Je gardais contact tout de même avec eux via les lettres, les photos.
A mes 16 ans j’ai rencontré un HOMME, le premier qui m’a fait découvrir les jolies choses de la vie, et un homme sur qui je pouvais compter, confier mon histoire, mes craintes, mes doutes sans jugement… 5 ans après nous nous sommes séparés!
Là mon passé, les peurs, les craintes, les doutes tout est remonté à la surface. J’ai commencé à m’enfoncer petit à petit. J’ai perdu pied : cigarettes, drogues, alcool, idées noires. Plusieurs fois j’ai voulu en finir car je me sentais seule, perdue, incomprise.
J’ai fait des allers retours entre les hospitalisations, car je me scarifiais, j’essayais de faire sortir la douleur engloutie au plus profond, j’ai rencontré des thérapeutes qui m’ont diagnostiqué BORDERLINE!
J’avais retrouvé aussi ma famille sur les réseaux sociaux, donc c’était un sacré chamboulement dans ma tête, discuter avec eux jusqu’ à 3-4h du matin, faire partie de leurs quotidiens à distance… où est ma place?
De plus ils ont commencé à me demander de l’argent, ça m’a mise mal à l’aise. Je ne leurs montrait jamais mon logement pour ne pas susciter l’envie!

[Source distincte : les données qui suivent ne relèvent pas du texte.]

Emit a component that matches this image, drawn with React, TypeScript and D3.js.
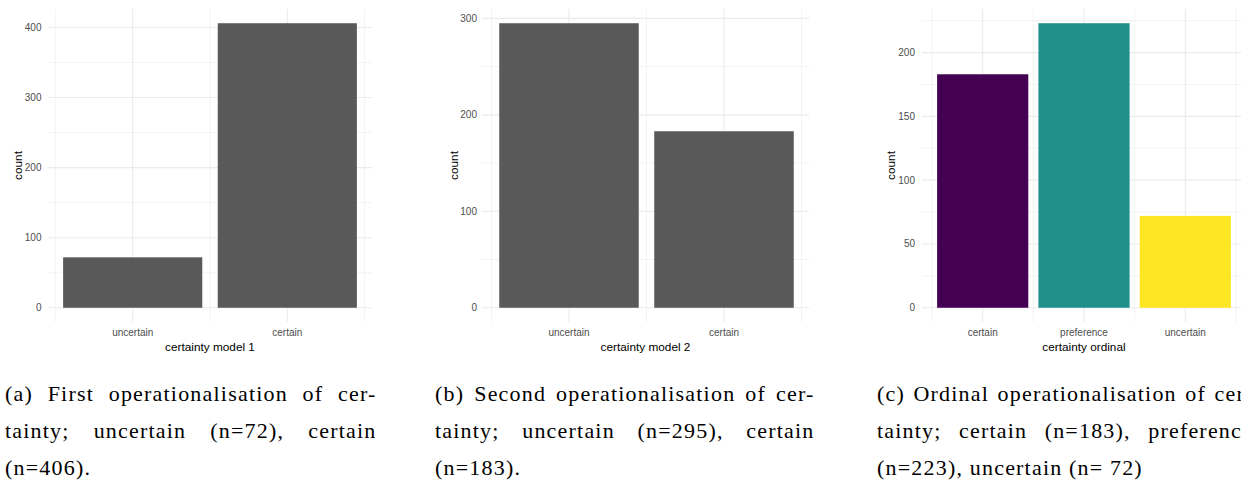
import React, { useEffect, useRef } from "react";
import * as d3 from "d3";

// ---- data ----
const model1Categories = ["uncertain", "certain"];
const model1Counts = [72, 406];
const model1Ticks = [0, 100, 200, 300, 400];

const model2Categories = ["uncertain", "certain"];
const model2Counts = [295, 183];
const model2Ticks = [0, 100, 200, 300];

const ordinalCategories = ["certain", "preference", "uncertain"];
const ordinalCounts = [183, 223, 72];
const ordinalTicks = [0, 50, 100, 150, 200];
const ordinalColors = ["#440154", "#21908C", "#FDE725"];

const captionA = ["(a) First operationalisation of cer-", "tainty; uncertain (n=72), certain", "(n=406)."];
const captionB = ["(b) Second operationalisation of cer-", "tainty; uncertain (n=295), certain", "(n=183)."];
const captionC = ["(c) Ordinal operationalisation of cer-", "tainty; certain (n=183), preference", "(n=223), uncertain (n= 72)"];

// ---- layout ----
const PANEL_TOP = 9;
const PANEL_BOTTOM = 322;
const SANS = "'Liberation Sans', Arial, sans-serif";
const SERIF = "Liberation Serif";
const CAP_SIZE = 22;
const CAP_LETTER = 1.2;

const panels = [
  {
    cats: model1Categories, counts: model1Counts, ticks: model1Ticks, colors: null as string[] | null,
    title: "certainty model 1", firstCenter: 132.7, lastCenter: 287.3, left: 47.7, right: 372.3,
    tickRight: 41.5, countX: 21.5,
  },
  {
    cats: model2Categories, counts: model2Counts, ticks: model2Ticks, colors: null as string[] | null,
    title: "certainty model 2", firstCenter: 569, lastCenter: 724, left: 481.7, right: 809.3,
    tickRight: 477, countX: 458,
  },
  {
    cats: ordinalCategories, counts: ordinalCounts, ticks: ordinalTicks, colors: ordinalColors,
    title: "certainty ordinal", firstCenter: 982.7, lastCenter: 1185.3, left: 921.9, right: 1246,
    tickRight: 915, countX: 894.5,
  },
];

const captions = [
  { lines: captionA, x: 5, width: 371.5 },
  { lines: captionB, x: 435, width: 379.5 },
  { lines: captionC, x: 877, width: 376 },
];
const captionBaselines = [401, 438, 475];

function Panel({ p }: { p: (typeof panels)[number] }) {
  const max = d3.max(p.counts) as number;
  const y = d3.scaleLinear().domain([-0.05 * max, 1.05 * max]).range([PANEL_BOTTOM, PANEL_TOP]);
  const x = d3.scaleLinear().domain([1, p.cats.length]).range([p.firstCenter, p.lastCenter]);
  const step = p.ticks[1] - p.ticks[0];
  const minor = p.ticks.map((t) => t + step / 2).filter((t) => t <= y.domain()[1]);
  const xMinor = d3.range(0, p.cats.length + 1).map((i) => i + 0.5);
  const unit = x(2) - x(1);
  const barW = 0.9 * unit;
  const grid = "#EBEBEB";
  return (
    <g>
      {minor.map((t) => (
        <line key={"hm" + t} x1={p.left} x2={p.right} y1={y(t)} y2={y(t)} stroke={grid} strokeWidth={0.6} />
      ))}
      {xMinor.map((t) => (
        <line key={"vm" + t} x1={x(t)} x2={x(t)} y1={PANEL_TOP} y2={PANEL_BOTTOM} stroke={grid} strokeWidth={0.6} />
      ))}
      {p.ticks.map((t) => (
        <line key={"h" + t} x1={p.left} x2={p.right} y1={y(t)} y2={y(t)} stroke={grid} strokeWidth={1.1} />
      ))}
      {p.cats.map((c, i) => (
        <line key={"v" + c} x1={x(i + 1)} x2={x(i + 1)} y1={PANEL_TOP} y2={PANEL_BOTTOM} stroke={grid} strokeWidth={1.1} />
      ))}
      {p.cats.map((c, i) => (
        <rect
          key={"b" + c}
          x={x(i + 1) - barW / 2}
          width={barW}
          y={y(p.counts[i])}
          height={y(0) - y(p.counts[i])}
          fill={p.colors ? p.colors[i] : "#595959"}
        />
      ))}
      {p.ticks.map((t) => (
        <text key={"yt" + t} x={p.tickRight} y={y(t)} dy="0.35em" textAnchor="end" fontSize={10} fill="#4D4D4D" fontFamily={SANS}>
          {t}
        </text>
      ))}
      {p.cats.map((c, i) => (
        <text key={"xt" + c} x={x(i + 1)} y={336} textAnchor="middle" fontSize={10} fill="#4D4D4D" fontFamily={SANS}>
          {c}
        </text>
      ))}
      <text x={(p.left + Math.min(p.right, 1246)) / 2} y={351} textAnchor="middle" fontSize={11.8} fill="#000" fontFamily={SANS}>
        {p.title}
      </text>
      <text
        transform={`translate(${p.countX},${(PANEL_TOP + PANEL_BOTTOM) / 2}) rotate(-90)`}
        textAnchor="middle"
        fontSize={11.8}
        fill="#000"
        fontFamily={SANS}
      >
        count
      </text>
    </g>
  );
}

export default function App() {
  const capRef = useRef<SVGGElement>(null);

  useEffect(() => {
    const g = d3.select(capRef.current);
    g.selectAll("*").remove();
    captions.forEach((cap) => {
      cap.lines.forEach((line, li) => {
        const words = line.split(" ");
        const texts = words.map((w) =>
          g
            .append("text")
            .attr("y", captionBaselines[li])
            .attr("font-family", SERIF)
            .attr("font-size", CAP_SIZE)
            .attr("letter-spacing", CAP_LETTER)
            .attr("fill", "#000")
            .text(w)
        );
        const widths = texts.map((t) => (t.node() as SVGTextElement).getComputedTextLength());
        const total = d3.sum(widths);
        const justify = li < cap.lines.length - 1;
        const spaceW = CAP_SIZE * 0.3;
        const gap = justify && words.length > 1 ? (cap.width - total) / (words.length - 1) : spaceW;
        let cx = cap.x;
        texts.forEach((t, i) => {
          t.attr("x", cx);
          cx += widths[i] + gap;
        });
      });
    });
  }, []);

  return (
    <svg
      width={1241}
      height={481}
      style={{ position: "absolute", left: 0, top: 0, background: "#fff" }}
    >
      <rect width={1241} height={481} fill="#fff" />
      {panels.map((p, i) => (
        <Panel key={i} p={p} />
      ))}
      <g ref={capRef} />
    </svg>
  );
}
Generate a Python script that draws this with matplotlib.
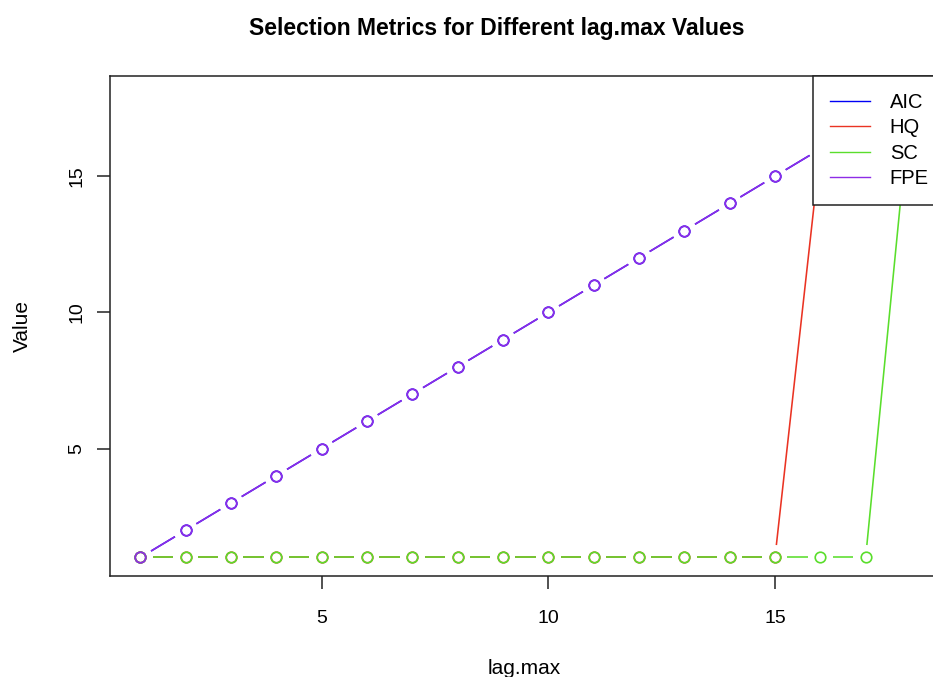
import numpy as np
import matplotlib
matplotlib.use("Agg")
import matplotlib.pyplot as plt
from matplotlib.collections import LineCollection
from matplotlib.lines import Line2D

# selected lag order for each lag.max value
lag_max = [1, 2, 3, 4, 5, 6, 7, 8, 9, 10, 11, 12, 13, 14, 15, 16, 17, 18]
aic = [1, 2, 3, 4, 5, 6, 7, 8, 9, 10, 11, 12, 13, 14, 15, 16, 17, 18]
hq = [1, 1, 1, 1, 1, 1, 1, 1, 1, 1, 1, 1, 1, 1, 1, 16, 17, 18]
sc = [1, 1, 1, 1, 1, 1, 1, 1, 1, 1, 1, 1, 1, 1, 1, 1, 1, 18]
fpe = [1, 2, 3, 4, 5, 6, 7, 8, 9, 10, 11, 12, 13, 14, 15, 16, 17, 18]

labels = ["AIC", "HQ", "SC", "FPE"]
colors = ["#0000f5", "#ea3323", "#5ade2c", "#8e2ce6"]

plt.rcParams["font.family"] = ["Liberation Sans", "DejaVu Sans"]

W, H = 933, 677
fig = plt.figure(figsize=(W / 100, H / 100), dpi=100)
# plot region runs past the right edge, like the cropped original
ax = fig.add_axes([109.5 / W, 1 - 576 / H, (941.8 - 109.5) / W, 500 / H])
ax.set_xlim(0.32, 18.68)
ax.set_ylim(0.32, 18.68)
AW = 941.8 - 109.5


def gapped_segments(ax, x, y, gap=12.5):
    # R type="b": segments stop short of each point
    pts = ax.transData.transform(np.column_stack([x, y]))
    inv = ax.transData.inverted()
    segs = []
    for p0, p1 in zip(pts[:-1], pts[1:]):
        d = p1 - p0
        length = np.hypot(*d)
        if length <= 2 * gap:
            continue
        u = d / length
        segs.append(inv.transform([p0 + u * gap, p1 - u * gap]))
    return segs


for i, (vals, col) in enumerate(zip([aic, hq, sc, fpe], colors)):
    lc = LineCollection(gapped_segments(ax, lag_max, vals), colors=col,
                        linewidths=1.15, zorder=2 + i)
    ax.add_collection(lc)
    ax.plot(lag_max, vals, "o", mfc="none", mec=col, ms=7.6, mew=1.2,
            zorder=2 + i)

for spine in ax.spines.values():
    spine.set_linewidth(1.1)
    spine.set_color("#222222")

ax.set_xticks([5, 10, 15])
ax.set_yticks([5, 10, 15])
ax.tick_params(length=9.4, width=1.1, color="#222222", labelsize=14)
ax.tick_params(axis="x", pad=15)
ax.tick_params(axis="y", pad=8)
for lab in ax.get_yticklabels():
    lab.set_rotation(90)
    lab.set_va("center")

ax.set_xlabel("lag.max", fontsize=15)
ax.xaxis.set_label_coords((524 - 109.5) / AW, -83 / 500)
ax.set_ylabel("Value", fontsize=15)
ax.yaxis.set_label_coords(-(109.5 - 32) / AW, 0.5)

handles = [Line2D([], [], color=c, lw=1.0) for c in colors]
leg = ax.legend(handles, labels, loc="upper right",
                bbox_to_anchor=(1 + 4 / AW, 1),
                borderaxespad=0, fancybox=False, framealpha=1,
                edgecolor="#222222", fontsize=14.5, handlelength=1.95,
                handletextpad=1.0, labelspacing=0.31, borderpad=0.85)
leg.get_frame().set_linewidth(1.1)
leg.set_zorder(10)

fig.text(496.5 / W, 1 - 35 / H, "Selection Metrics for Different lag.max Values",
         ha="center", va="baseline", fontsize=16.5, fontweight="bold")

fig.savefig("out.png", dpi=100)
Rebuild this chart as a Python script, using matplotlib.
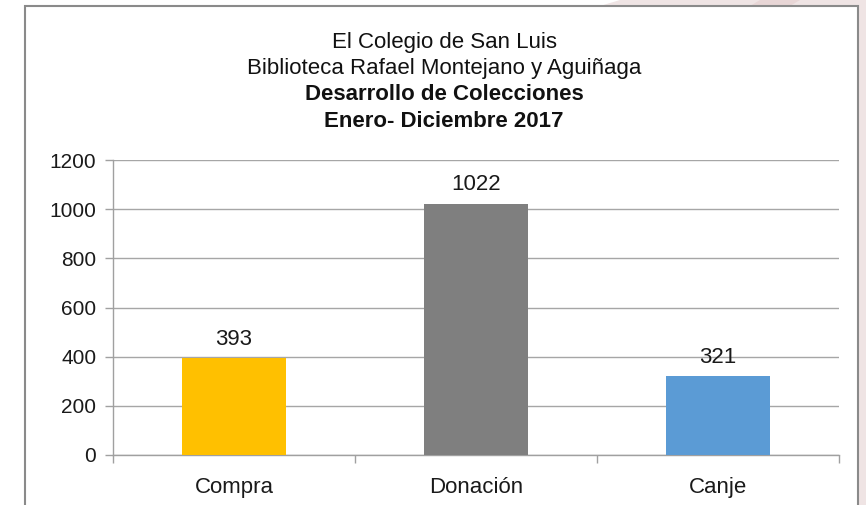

Toujours contrôler ce que je disais, ce que je faisais. Pour rentrer dans les cases de ce que mes parents adoptifs m’avaient toujours demandés.
Heureusement dans mon entourage j’ai rencontré une tahitienne à laquelle je m’identifiais beaucoup, que je considérai comme ma sœur, la seule qui pouvais comprendre NOTRE histoire, sans jugement, sans mensonges!
J’ai depuis toujours la crainte de déplaire au gens, de ne pas avoir ma place, d’être différente, pour cela je fais tout pour être aimée, appréciée de tous mais souvent les relations se brisent, ne durent pas sur le long terme, j’ai besoin que l’on m’aime!
Depuis 1an je suis une jeune maman d’un petit garçon, j’en suis fière! Ma plus belle réussite, mais lorsque j’étais enceinte j’avais mes craintes d’enfant adopté qui resurgissait, vais-je savoir m’occuper de lui, va-t-il manquer de quelque chose… Réussir à être une bonne maman! Apprendre à être une bonne mère! Depuis que mon fils est né ? j’ai pris mes distances avec ma famille biologique.
J’essaie d’oublier mon passé, et me projette dans l’avenir avec mon fils! Le seul et unique HOMME que je peux aimer sans fin, et qui saura m’aimer pour toujours sans jugements!